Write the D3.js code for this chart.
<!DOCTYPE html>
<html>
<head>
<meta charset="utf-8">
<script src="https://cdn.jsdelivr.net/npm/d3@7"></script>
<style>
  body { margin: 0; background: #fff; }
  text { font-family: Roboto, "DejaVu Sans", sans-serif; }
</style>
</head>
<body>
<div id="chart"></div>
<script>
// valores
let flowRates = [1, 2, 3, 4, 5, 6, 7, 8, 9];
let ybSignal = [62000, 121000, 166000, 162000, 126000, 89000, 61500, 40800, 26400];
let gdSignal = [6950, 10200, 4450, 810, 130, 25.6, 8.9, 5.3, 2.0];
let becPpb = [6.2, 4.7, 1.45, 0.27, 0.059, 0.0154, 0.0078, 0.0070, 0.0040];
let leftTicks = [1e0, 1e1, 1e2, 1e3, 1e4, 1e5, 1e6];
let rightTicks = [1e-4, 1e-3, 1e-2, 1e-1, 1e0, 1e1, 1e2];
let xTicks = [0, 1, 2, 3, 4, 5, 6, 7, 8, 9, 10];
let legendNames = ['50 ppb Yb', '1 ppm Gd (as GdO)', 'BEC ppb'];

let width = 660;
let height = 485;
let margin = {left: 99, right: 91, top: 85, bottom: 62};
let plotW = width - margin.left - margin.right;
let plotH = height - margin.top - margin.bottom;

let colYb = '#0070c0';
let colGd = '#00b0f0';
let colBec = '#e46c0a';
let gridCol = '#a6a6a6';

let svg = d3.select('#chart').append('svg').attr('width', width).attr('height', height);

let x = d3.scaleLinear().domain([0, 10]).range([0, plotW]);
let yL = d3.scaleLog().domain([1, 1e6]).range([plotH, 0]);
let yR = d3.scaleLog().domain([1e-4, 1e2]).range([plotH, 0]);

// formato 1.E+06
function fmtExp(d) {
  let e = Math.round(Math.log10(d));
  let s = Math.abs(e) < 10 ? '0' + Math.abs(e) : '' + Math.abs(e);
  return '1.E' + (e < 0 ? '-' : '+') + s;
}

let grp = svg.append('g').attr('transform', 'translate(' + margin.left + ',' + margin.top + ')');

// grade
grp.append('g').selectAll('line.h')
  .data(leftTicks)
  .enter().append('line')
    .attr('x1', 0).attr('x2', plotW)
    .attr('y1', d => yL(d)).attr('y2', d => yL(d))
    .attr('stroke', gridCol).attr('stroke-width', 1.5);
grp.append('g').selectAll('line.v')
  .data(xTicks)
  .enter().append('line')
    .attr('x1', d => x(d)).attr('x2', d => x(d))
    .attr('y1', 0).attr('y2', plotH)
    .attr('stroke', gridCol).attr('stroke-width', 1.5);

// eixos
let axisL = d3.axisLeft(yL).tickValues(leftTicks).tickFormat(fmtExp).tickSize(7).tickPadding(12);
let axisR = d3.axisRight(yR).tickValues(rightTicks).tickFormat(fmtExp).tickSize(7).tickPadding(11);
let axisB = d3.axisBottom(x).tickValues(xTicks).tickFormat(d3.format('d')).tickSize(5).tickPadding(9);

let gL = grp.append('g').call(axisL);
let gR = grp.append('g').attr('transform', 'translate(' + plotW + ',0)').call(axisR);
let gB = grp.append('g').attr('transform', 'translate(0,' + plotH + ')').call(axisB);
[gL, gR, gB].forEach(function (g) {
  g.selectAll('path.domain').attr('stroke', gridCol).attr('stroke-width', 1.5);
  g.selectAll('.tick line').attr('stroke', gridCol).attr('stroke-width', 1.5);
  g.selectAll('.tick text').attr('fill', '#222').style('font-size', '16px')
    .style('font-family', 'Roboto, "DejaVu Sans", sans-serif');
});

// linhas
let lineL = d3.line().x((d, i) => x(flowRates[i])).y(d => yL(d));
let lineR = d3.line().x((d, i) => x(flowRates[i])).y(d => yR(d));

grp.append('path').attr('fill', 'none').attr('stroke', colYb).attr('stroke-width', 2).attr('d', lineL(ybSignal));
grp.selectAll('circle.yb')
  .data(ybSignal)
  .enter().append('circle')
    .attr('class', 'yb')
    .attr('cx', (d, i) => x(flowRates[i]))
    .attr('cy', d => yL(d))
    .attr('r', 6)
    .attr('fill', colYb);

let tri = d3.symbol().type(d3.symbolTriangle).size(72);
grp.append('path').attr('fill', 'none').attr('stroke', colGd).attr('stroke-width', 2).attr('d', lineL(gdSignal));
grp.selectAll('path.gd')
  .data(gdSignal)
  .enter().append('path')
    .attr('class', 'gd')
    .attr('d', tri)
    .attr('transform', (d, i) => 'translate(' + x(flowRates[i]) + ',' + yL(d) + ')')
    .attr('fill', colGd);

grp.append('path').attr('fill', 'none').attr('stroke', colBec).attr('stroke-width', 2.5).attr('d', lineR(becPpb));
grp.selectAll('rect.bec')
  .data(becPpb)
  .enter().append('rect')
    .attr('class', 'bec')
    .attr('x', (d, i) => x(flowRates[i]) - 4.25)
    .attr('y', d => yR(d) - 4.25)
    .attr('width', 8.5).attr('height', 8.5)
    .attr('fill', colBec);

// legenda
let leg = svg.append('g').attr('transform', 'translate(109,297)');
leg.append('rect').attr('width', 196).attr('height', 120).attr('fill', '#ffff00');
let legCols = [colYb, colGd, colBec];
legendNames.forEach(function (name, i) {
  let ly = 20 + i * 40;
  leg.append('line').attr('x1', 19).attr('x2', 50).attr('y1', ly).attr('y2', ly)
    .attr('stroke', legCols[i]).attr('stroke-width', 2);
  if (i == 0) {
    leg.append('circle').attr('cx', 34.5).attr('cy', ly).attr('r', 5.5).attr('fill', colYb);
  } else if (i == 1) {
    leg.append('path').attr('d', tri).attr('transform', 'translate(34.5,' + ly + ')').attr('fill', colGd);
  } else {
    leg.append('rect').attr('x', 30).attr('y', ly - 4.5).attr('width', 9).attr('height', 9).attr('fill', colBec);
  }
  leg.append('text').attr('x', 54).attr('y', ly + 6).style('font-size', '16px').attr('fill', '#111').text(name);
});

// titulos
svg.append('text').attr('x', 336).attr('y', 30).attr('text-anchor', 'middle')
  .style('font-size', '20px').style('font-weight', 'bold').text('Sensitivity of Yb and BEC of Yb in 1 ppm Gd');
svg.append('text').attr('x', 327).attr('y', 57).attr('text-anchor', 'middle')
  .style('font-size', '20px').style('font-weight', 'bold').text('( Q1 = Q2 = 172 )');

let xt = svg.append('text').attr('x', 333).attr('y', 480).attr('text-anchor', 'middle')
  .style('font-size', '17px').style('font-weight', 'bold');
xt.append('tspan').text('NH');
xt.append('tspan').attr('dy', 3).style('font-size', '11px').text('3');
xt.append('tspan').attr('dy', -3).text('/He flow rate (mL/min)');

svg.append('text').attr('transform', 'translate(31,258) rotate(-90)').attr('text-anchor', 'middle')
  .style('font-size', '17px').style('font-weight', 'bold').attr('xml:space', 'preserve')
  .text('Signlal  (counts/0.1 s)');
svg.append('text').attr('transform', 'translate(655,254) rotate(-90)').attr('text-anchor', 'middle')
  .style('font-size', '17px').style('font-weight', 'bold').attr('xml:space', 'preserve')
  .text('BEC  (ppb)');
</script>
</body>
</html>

━━━━

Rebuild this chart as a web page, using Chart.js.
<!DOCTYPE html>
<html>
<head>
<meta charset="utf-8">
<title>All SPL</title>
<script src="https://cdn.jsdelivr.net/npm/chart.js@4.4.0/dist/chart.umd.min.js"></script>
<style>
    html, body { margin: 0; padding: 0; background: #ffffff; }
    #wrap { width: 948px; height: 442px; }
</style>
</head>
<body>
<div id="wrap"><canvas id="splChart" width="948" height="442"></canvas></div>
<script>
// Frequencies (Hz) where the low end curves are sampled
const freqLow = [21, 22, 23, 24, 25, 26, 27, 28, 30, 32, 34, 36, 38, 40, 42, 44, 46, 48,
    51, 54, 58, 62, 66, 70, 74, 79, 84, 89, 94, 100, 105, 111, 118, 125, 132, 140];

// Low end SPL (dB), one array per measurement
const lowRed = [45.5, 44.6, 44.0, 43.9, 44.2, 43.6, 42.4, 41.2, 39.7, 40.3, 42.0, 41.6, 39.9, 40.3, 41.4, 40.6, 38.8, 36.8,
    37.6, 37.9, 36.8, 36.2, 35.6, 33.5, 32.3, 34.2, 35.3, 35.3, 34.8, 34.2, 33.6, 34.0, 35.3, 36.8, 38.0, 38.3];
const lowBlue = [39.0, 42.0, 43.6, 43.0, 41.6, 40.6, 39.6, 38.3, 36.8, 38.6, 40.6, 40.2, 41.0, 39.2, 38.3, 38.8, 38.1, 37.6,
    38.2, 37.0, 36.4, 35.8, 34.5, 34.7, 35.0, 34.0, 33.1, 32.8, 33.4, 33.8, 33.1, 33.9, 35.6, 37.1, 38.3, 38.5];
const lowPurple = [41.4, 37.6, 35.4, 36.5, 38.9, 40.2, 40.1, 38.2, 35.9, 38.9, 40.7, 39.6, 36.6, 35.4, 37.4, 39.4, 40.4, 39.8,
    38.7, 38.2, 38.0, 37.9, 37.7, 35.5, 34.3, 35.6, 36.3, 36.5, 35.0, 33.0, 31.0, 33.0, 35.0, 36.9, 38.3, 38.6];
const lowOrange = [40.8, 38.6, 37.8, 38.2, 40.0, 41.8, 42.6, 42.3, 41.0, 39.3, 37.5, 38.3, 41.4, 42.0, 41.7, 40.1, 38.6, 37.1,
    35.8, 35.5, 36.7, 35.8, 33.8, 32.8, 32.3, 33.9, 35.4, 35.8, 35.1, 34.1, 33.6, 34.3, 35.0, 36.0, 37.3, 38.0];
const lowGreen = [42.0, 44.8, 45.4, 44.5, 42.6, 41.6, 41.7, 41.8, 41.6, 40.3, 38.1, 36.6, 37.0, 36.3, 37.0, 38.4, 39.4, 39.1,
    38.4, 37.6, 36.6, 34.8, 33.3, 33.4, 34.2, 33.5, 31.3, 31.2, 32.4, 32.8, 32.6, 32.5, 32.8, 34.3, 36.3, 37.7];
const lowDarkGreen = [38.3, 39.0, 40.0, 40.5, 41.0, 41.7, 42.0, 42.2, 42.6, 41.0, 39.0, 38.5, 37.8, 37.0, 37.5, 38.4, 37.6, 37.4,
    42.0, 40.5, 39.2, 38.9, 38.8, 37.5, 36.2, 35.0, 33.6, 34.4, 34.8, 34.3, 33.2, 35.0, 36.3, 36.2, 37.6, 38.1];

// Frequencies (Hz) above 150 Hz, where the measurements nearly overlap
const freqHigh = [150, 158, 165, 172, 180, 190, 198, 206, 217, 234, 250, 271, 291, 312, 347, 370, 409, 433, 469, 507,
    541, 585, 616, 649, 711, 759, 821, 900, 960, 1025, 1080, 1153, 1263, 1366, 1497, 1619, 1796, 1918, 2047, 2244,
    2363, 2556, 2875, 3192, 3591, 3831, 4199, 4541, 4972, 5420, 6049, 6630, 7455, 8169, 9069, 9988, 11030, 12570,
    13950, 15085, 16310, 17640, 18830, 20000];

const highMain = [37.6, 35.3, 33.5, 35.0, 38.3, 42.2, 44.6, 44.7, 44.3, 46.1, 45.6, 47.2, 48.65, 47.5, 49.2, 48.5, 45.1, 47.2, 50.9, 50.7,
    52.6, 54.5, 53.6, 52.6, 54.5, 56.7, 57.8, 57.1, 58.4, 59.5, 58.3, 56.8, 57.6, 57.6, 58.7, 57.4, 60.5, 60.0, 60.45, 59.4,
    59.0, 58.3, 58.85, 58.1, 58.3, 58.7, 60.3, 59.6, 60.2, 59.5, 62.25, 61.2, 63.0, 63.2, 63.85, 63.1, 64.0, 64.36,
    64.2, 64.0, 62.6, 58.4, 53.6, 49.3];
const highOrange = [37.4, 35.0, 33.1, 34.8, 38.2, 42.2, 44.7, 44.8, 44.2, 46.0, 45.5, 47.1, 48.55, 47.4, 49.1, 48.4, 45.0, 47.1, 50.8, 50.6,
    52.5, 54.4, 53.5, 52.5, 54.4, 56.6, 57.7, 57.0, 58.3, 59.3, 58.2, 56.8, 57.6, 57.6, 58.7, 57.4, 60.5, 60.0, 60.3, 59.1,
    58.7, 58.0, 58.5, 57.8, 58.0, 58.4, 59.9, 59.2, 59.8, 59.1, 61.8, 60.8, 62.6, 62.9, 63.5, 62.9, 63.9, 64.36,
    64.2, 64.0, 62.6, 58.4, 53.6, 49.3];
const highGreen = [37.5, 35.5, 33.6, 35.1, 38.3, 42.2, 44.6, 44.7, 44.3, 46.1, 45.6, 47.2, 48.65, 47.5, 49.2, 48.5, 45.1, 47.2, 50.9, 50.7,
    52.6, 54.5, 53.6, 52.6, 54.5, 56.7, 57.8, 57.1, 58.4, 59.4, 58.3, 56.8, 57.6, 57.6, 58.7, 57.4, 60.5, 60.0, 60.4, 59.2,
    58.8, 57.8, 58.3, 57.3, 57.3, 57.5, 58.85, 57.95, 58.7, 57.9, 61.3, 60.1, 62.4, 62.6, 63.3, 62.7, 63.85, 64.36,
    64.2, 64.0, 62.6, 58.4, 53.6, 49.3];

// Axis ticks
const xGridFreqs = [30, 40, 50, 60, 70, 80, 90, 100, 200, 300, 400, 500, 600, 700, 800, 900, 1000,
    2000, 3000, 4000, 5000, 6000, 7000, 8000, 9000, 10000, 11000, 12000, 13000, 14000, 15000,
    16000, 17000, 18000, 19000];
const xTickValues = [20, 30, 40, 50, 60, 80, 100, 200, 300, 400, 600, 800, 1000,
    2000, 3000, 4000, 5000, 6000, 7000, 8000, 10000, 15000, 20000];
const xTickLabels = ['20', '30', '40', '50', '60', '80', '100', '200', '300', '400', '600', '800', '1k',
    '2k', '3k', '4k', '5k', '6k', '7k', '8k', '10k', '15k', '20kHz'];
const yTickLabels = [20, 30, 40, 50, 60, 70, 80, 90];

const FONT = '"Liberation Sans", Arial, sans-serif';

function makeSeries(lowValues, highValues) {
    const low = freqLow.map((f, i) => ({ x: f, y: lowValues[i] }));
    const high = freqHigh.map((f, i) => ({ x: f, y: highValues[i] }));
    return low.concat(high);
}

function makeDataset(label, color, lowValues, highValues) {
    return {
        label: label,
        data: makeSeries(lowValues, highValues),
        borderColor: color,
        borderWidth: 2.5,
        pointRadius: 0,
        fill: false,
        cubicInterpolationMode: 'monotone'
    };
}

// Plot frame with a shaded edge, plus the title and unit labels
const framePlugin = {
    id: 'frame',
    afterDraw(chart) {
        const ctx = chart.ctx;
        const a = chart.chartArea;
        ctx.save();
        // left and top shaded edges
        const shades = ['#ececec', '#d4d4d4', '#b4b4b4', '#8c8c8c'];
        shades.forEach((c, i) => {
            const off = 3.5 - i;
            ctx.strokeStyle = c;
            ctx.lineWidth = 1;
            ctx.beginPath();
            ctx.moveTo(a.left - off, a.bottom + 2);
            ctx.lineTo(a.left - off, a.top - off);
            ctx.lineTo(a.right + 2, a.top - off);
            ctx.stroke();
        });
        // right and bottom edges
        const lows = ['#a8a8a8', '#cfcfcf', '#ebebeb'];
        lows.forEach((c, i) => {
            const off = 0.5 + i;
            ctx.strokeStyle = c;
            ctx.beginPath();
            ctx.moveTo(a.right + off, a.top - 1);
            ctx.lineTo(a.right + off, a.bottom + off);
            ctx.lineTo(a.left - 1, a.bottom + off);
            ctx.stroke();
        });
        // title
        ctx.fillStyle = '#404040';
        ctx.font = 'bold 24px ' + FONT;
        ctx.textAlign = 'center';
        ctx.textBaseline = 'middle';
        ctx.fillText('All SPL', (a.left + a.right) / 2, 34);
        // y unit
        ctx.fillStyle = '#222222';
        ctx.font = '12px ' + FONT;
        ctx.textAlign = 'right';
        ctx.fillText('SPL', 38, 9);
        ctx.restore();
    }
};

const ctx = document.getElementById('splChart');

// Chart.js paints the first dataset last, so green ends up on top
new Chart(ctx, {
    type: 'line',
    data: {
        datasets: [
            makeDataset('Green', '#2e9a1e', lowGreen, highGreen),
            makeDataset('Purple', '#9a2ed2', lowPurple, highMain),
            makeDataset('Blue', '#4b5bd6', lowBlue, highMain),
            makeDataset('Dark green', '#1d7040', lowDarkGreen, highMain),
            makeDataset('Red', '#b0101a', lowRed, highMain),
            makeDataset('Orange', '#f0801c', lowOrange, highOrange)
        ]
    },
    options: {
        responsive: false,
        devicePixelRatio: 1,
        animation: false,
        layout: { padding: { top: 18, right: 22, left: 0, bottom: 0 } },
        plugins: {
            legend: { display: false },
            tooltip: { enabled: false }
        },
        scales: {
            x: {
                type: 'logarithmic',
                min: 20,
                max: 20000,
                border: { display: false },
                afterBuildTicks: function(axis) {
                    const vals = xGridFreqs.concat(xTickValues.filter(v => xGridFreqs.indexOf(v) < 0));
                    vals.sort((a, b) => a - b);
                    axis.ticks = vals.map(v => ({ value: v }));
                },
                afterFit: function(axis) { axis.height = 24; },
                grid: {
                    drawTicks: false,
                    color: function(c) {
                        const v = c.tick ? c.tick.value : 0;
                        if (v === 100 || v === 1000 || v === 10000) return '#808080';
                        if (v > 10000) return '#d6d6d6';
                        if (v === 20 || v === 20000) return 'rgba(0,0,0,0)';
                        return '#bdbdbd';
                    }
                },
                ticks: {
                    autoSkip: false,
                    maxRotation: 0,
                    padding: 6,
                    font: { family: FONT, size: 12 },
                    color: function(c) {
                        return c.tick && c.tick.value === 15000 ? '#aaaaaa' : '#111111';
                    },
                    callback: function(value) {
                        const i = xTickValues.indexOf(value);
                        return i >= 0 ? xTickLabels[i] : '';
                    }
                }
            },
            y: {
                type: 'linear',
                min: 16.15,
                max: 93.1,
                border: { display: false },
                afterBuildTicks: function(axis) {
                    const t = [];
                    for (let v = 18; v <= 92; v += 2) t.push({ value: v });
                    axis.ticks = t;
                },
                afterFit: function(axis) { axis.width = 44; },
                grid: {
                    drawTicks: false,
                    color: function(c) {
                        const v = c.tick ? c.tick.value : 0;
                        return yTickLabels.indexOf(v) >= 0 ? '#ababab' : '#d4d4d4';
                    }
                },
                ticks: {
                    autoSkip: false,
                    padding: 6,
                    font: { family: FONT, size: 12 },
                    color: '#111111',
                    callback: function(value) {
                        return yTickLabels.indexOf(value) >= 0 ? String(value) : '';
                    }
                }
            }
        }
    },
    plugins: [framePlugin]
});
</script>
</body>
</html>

━━━━

▸ **REQUIRED WORK**: Go through the records. Copy each line where "this" appears.

▸ **RESULT OF THE EXERCISE**:
Write the D3.js code for this chart.
Rebuild this chart as a web page, using Chart.js.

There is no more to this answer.